● **Stored data**

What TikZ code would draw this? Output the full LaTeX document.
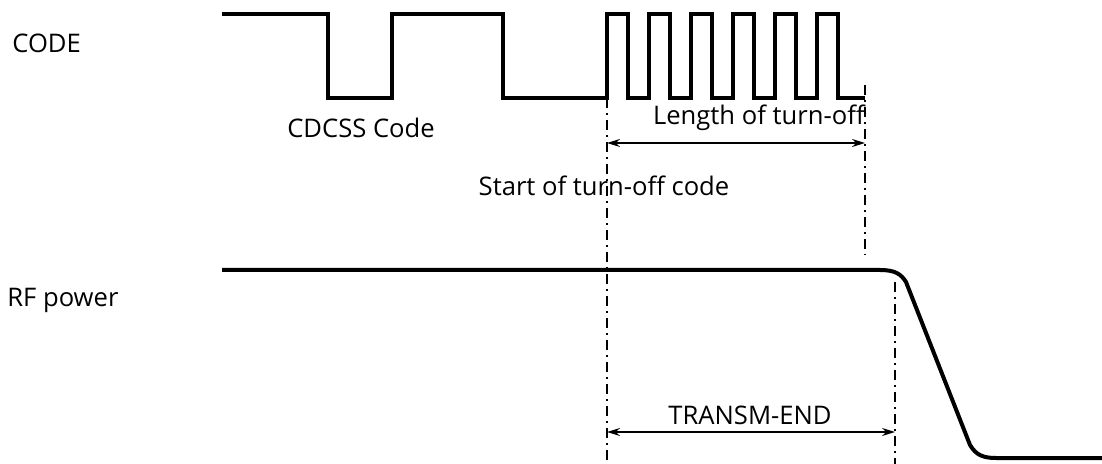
\documentclass[tikz,border=0pt]{standalone}
\usepackage{fontspec}
\setmainfont{Open Sans}
\usetikzlibrary{arrows.meta, positioning}

\begin{document}
\begin{tikzpicture}[
    x=0.5pt, y=-0.5pt, % one unit is one pixel of the original
    >={Stealth[length=6.5pt, width=4pt]}, % Arrow tips of the spans
    signal/.style={line width=2pt, line join=miter}, % Style for the waveforms
    marker/.style={line width=0.7pt, dash pattern=on 5pt off 2.5pt on 1pt off 2.5pt}, % Dash-dot time markers
    span/.style={<->, line width=0.8pt}, % Style for the time spans
    label/.style={font=\fontsize{12.8}{15}\selectfont, inner sep=0pt} % Style for all texts
]
    \useasboundingbox (0,0) rectangle (1102,464);

    % Key points
    \coordinate (start) at (607,98);
    \coordinate (startbot) at (607,464);
    \coordinate (codeend) at (865,85);
    \coordinate (codeendbot) at (865,255);
    \coordinate (rfend) at (895,282);
    \coordinate (rfendbot) at (895,464);
    \coordinate (lenL) at (607,143);
    \coordinate (lenR) at (865,143);
    \coordinate (txL) at (607,432);
    \coordinate (txR) at (895,432);

    % Signal names
    \node[label, anchor=west] (code) at (12,43) {CODE};
    \node[label, anchor=west] (rf) at (7,300) {RF power};

    % CODE waveform: CDCSS code, then the turn-off pulses
    \draw[signal] (222,14) -| (328,98) -| (392,14) -| (503,98) -| (607,14)
        foreach \i in {0,...,4} { -| ({628+42*\i},98) -| ({649+42*\i},14) }
        -| (838,98) -- (865,98);

    % RF power waveform
    \draw[signal] (222,270) -- (880,270)
        .. controls (895,270) and (901,274) .. (906,282) -- (970,445)
        .. controls (976,455) and (983,458) .. (996,458) -- (1102,458);

    % Time markers
    \draw[marker] (start) -- (startbot);
    \draw[marker] (codeend) -- (codeendbot);
    \draw[marker] (rfend) -- (rfendbot);

    % Spans
    \draw[span] (lenL) -- (lenR);
    \draw[span] (txL) -- (txR);

    % Texts
    \node[label] (cdcss) at (361,128) {CDCSS Code};
    \node[label, above left=6pt and 0pt of lenR] (length) {Length of turn-off};
    \node[label] (startcode) at (604,186) {Start of turn-off code};
    \node[label] (transm) at (750,415) {TRANSM-END};

\end{tikzpicture}
\end{document}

● **Goal of the exercise**
Exclude the pictures. Write out the remaining data exactly.

● **Correct response**
What TikZ code would draw this? Output the full LaTeX document.
\documentclass[tikz,border=0pt]{standalone}
\usepackage{fontspec}
\setmainfont{Open Sans}
\usetikzlibrary{arrows.meta, positioning}

\begin{document}
\begin{tikzpicture}[
    x=0.5pt, y=-0.5pt, % one unit is one pixel of the original
    >={Stealth[length=6.5pt, width=4pt]}, % Arrow tips of the spans
    signal/.style={line width=2pt, line join=miter}, % Style for the waveforms
    marker/.style={line width=0.7pt, dash pattern=on 5pt off 2.5pt on 1pt off 2.5pt}, % Dash-dot time markers
    span/.style={<->, line width=0.8pt}, % Style for the time spans
    label/.style={font=\fontsize{12.8}{15}\selectfont, inner sep=0pt} % Style for all texts
]
    \useasboundingbox (0,0) rectangle (1102,464);

    % Key points
    \coordinate (start) at (607,98);
    \coordinate (startbot) at (607,464);
    \coordinate (codeend) at (865,85);
    \coordinate (codeendbot) at (865,255);
    \coordinate (rfend) at (895,282);
    \coordinate (rfendbot) at (895,464);
    \coordinate (lenL) at (607,143);
    \coordinate (lenR) at (865,143);
    \coordinate (txL) at (607,432);
    \coordinate (txR) at (895,432);

    % Signal names
    \node[label, anchor=west] (code) at (12,43) {CODE};
    \node[label, anchor=west] (rf) at (7,300) {RF power};

    % CODE waveform: CDCSS code, then the turn-off pulses
    \draw[signal] (222,14) -| (328,98) -| (392,14) -| (503,98) -| (607,14)
        foreach \i in {0,...,4} { -| ({628+42*\i},98) -| ({649+42*\i},14) }
        -| (838,98) -- (865,98);

    % RF power waveform
    \draw[signal] (222,270) -- (880,270)
        .. controls (895,270) and (901,274) .. (906,282) -- (970,445)
        .. controls (976,455) and (983,458) .. (996,458) -- (1102,458);

    % Time markers
    \draw[marker] (start) -- (startbot);
    \draw[marker] (codeend) -- (codeendbot);
    \draw[marker] (rfend) -- (rfendbot);

    % Spans
    \draw[span] (lenL) -- (lenR);
    \draw[span] (txL) -- (txR);

    % Texts
    \node[label] (cdcss) at (361,128) {CDCSS Code};
    \node[label, above left=6pt and 0pt of lenR] (length) {Length of turn-off};
    \node[label] (startcode) at (604,186) {Start of turn-off code};
    \node[label] (transm) at (750,415) {TRANSM-END};

\end{tikzpicture}
\end{document}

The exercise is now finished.